Pour ce qui est de l’évolution des activités du libraire, les librairies se sont depuis longtemps diversifiées. Il ne s’agit plus seulement d’être un commerce, mais davantage un acteur culturel de proximité. Dans le monde juridique, cela ne s’est pas fait naturellement. On n’a pas forcément envie de faire dédicacer son manuel. Mais avec la croissante vulgarisation du Droit, de nouveaux auteurs ont eu des démarches relevant de la fiction ou de la philosophie, ou de l’essai juridico-sociologique, ce qui les conduit à une approche tournée vers l’imaginaire – au sens de création. Le public de ces ouvrages sera plus enclin à chercher un échange avec les auteurs, à demander dédicace. Le libraire servira alors d’intermédiaire pour répondre à cette demande.

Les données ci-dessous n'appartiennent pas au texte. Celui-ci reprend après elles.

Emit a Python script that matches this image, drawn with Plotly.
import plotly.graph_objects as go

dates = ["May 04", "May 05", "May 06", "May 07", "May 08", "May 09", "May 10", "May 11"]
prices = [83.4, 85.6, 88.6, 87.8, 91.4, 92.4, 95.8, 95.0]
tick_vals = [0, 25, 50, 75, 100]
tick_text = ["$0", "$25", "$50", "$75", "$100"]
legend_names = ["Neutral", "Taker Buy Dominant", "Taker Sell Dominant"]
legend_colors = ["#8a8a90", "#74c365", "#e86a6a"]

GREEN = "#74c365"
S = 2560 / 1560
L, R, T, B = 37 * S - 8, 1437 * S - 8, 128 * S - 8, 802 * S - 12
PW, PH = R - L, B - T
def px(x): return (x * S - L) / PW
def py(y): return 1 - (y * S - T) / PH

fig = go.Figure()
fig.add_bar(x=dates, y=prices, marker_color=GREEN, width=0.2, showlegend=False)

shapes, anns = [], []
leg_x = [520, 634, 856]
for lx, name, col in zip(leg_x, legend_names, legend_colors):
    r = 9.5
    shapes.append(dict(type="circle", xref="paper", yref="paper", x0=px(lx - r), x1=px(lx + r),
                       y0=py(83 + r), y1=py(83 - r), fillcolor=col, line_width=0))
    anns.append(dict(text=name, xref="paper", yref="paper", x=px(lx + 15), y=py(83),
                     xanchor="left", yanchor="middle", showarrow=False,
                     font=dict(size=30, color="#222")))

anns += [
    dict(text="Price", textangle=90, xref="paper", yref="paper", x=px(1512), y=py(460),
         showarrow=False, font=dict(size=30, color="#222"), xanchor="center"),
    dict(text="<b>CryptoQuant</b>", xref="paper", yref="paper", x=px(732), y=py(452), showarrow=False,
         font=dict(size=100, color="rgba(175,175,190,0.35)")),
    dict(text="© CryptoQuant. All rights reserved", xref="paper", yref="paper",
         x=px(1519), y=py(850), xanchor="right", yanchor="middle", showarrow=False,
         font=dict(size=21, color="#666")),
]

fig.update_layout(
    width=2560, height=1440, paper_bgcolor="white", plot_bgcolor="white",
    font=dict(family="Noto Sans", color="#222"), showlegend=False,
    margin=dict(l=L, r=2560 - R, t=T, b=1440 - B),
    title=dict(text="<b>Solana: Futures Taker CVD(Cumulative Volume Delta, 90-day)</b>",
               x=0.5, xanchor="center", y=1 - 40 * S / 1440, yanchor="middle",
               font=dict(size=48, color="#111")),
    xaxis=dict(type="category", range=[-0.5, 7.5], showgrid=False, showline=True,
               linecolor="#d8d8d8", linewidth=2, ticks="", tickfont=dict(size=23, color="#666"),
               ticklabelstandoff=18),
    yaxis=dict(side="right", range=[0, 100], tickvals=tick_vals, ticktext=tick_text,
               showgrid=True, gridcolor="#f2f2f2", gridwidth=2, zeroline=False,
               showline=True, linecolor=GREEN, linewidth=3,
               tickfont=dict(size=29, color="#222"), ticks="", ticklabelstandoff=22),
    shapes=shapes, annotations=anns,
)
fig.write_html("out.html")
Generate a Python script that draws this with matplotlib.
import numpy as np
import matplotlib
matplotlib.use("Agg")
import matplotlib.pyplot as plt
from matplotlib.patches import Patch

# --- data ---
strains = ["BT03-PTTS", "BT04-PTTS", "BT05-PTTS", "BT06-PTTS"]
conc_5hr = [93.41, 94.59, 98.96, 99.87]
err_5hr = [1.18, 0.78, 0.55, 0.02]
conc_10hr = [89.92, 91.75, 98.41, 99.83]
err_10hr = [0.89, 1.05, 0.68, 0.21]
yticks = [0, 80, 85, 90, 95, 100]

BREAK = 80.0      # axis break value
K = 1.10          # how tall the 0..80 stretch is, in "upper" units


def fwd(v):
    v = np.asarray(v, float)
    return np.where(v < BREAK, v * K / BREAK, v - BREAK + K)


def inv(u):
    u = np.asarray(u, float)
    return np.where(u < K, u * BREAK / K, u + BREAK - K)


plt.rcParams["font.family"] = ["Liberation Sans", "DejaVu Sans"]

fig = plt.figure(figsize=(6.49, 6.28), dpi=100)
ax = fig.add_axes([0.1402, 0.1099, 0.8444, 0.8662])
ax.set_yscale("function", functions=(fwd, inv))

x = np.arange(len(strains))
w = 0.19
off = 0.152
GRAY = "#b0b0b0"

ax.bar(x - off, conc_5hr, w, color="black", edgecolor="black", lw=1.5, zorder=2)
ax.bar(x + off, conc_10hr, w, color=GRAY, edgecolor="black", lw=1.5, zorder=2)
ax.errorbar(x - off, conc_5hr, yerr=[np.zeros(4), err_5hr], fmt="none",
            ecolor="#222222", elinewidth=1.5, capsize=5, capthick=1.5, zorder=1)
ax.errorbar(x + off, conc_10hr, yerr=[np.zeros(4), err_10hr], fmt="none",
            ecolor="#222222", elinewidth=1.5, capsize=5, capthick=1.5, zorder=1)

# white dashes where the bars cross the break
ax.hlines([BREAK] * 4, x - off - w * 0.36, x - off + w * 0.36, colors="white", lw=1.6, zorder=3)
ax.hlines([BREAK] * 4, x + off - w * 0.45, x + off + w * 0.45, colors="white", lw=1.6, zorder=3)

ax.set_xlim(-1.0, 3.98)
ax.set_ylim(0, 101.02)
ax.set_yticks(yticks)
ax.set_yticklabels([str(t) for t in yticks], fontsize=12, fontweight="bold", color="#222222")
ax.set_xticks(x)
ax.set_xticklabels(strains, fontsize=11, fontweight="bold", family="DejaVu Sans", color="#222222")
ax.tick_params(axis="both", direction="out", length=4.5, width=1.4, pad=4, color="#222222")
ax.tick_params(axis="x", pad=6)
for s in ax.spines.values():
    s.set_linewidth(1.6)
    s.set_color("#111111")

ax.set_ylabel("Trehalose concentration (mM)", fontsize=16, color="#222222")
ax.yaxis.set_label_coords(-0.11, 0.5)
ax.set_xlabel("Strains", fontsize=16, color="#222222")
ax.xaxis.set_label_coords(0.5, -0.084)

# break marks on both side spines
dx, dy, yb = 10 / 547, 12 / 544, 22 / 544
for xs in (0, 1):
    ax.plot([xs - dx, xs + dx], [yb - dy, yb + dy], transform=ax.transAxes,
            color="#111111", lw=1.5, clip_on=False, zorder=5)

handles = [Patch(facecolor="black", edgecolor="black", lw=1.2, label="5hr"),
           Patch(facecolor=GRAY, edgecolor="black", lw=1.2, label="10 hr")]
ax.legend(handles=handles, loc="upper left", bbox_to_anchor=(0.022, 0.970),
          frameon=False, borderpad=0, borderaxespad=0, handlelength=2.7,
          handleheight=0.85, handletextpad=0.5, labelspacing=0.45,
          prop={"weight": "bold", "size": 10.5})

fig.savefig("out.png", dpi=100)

Le questionnaire de Désiré Dalloz
Quel est votre meilleur souvenir d’étudiant ?
Un matin, je suis arrivé à la fac de Jussieu, et il y avait une barricade. C’était la première fois que j’en voyais une. Des étudiants avaient complètement vidé les salles de classes de leur mobilier et l’avait grossièrement empilé devant l’entrée. Une immense pile de chaise et de table. L’architecture de la révolte. Ce jour-là, j’ai compris ce que c’était que d’être étudiant à l’Université. Ça ne consistait pas à assimiler bêtement un savoir derrière son pupitre dans le cadre d’une pédagogie prémâchée ; être étudiant, c’était sortir les connaissances des salles de cours et s’en servir pour se bâtir un esprit critique. C’était faire des barricades. Pour en revenir au Droit, cela me fait penser au schéma traditionnel de la pyramide des normes qu’on nous présente en première année, avec la Constitution tout en haut, et puis plus rien. C’est faux : au sommet, il y a le peuple. Cette barricade en était la preuve.
Quels sont votre héros et votre héroïne de fiction préférés ?
J’aime les monstres fabriqués par la société, que ce soit par le système économique, juridique ou l’ordre social. Mes personnages préférés sont de la trempe de la Marquise de Merteuil dans Les liaisons dangereuses de Pierre Choderlos de Laclos, Tyler Durden dans Fight club de Chuck Palahniuk, Patrick Bateman dans American Psycho de Bret Easton Ellis, ou encore Célestine dans Le Journal d’une femme de chambre d’Octave Mirbeau.
Quel est votre droit de l’homme préféré ?
Chacun des Droits de l’Homme est malheureusement limité dans son application concrète par un certain nombre de biais institutionnels. Si je devais n’en choisir qu’un, ce serait l’éducation, qui permet de prendre conscience de cela, et de rester vigilant. C’est aussi celui qui mène à tous les autres.